ところが、実際のワクチン接種においては、65才以上の高齢者を除けば、社会経済的地位の低い中高年層のワクチン接種を促進するという発想は当初はほとんどなかったようで、むしろ逆だったかもしれない。象徴的なのが「職域接種」であり、大企業を中心としてその組織力を利用してワクチン接種を円滑に進めることが目指された。明確なデータを持っていないが、大規模な組織のホワイトカラーやその家族を中心に接種が進められた可能性が高いのではないだろうか。ワクチン供給が十分にある場合は、あまり優先順位をつける必要はないのだが、実際には供給不足に陥ることとなったので、この方針には疑問がつくことになった(「職域接種」を含めた日本のワクチン接種の方針の問題点は小野昌弘氏の解説を参照されたい)。
4. アストラゼネカのワクチンを接種した中高年に謝礼を出す案
8月下旬から40歳以上を対象としたアストラゼネカ社のワクチン接種が開始される。この方針を私は正しいと思っているが、接種希望者が少ないという懸念があるようだ。そこで、少しタイミングを逸してしまったが、一定の期間を区切って、40歳以上65歳未満でアストラゼネカのワクチンを接種した人々は全て、国か地方公共団体が1万円程度の謝礼を払ってはどうだろうか(すでに接種した人々はさかのぼって支給する)。仮に1000万人が対象となるとすると、1000万人×1万円=1000億円の支出である。
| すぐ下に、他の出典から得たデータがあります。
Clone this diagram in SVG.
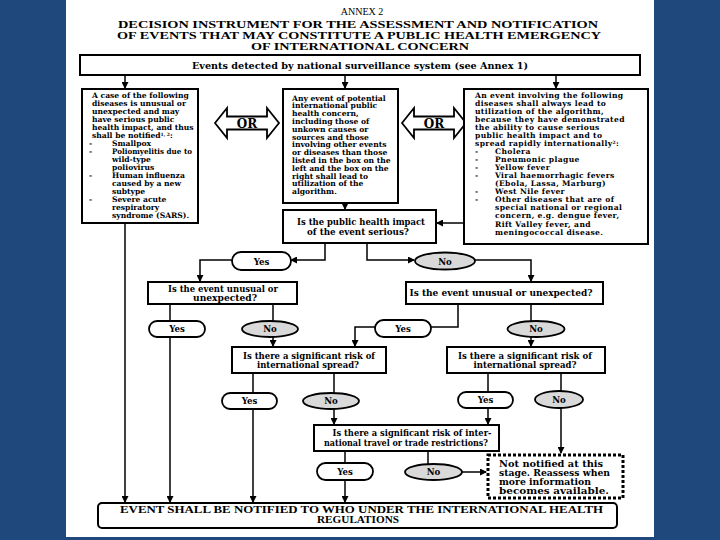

社会経済的地位の高い人々の多くは職域接種ですでに接種を終えたり接種予定をすでに立てていることが想像され、アストラゼネカのワクチンの対象者は、社会経済的地位の低い中高年層(高齢者を除くとワクチン接種の必要性が最も高い人々)のウエイトが高くなると思われる。アストラゼネカのワクチンはファイザー・モデルナより安価とされ、効果も劣後すると指摘されている。小野昌弘氏の解説によれば効果が劣後するというのは真実とは言い切れないようだが、風評ベースでも少々問題のあるワクチンを接種してもらうのであれば、それに伴う補償のようなものがあってもいいのではないか。
仕事を休んだり仕事のパフォーマンスが落ちたりすることによる損失をこうした補償によってカバーできないだろうか。ワクチン接種は本人のためだけに行うのではなく、国や社会全体のためにも行うのだから、これにもっとも貢献しうる40歳以上の中高年が、アストラゼネカのワクチンを一定期間中に接種する場合には、謝礼を支払うことは合理的な根拠がある。
5. 終わりに
アストラゼネカのワクチンを接種した中高年にだけ謝礼を支払うというやり方にはばらまき批判とか、不公平という議論もありそうではある。何らかの予期しない悪影響もあるかもしれない。例えば、謝礼の議論が出てくることによって、ワクチン接種をかえって遅らせる人も出てくるかもしれない。
ただ、時期と対象年齢(40~65才未満)を限定して、さらにアストラゼネカのワクチンという限定を付す限りは、試す価値はあると思う。このような措置によって中高年のワクチン接種を加速化できれば、医療逼迫を緩和することに多少はつながるし、社会経済的地位の高い人々への優遇措置の感が拭えない「職域接種」とのバランスをとることも可能になる。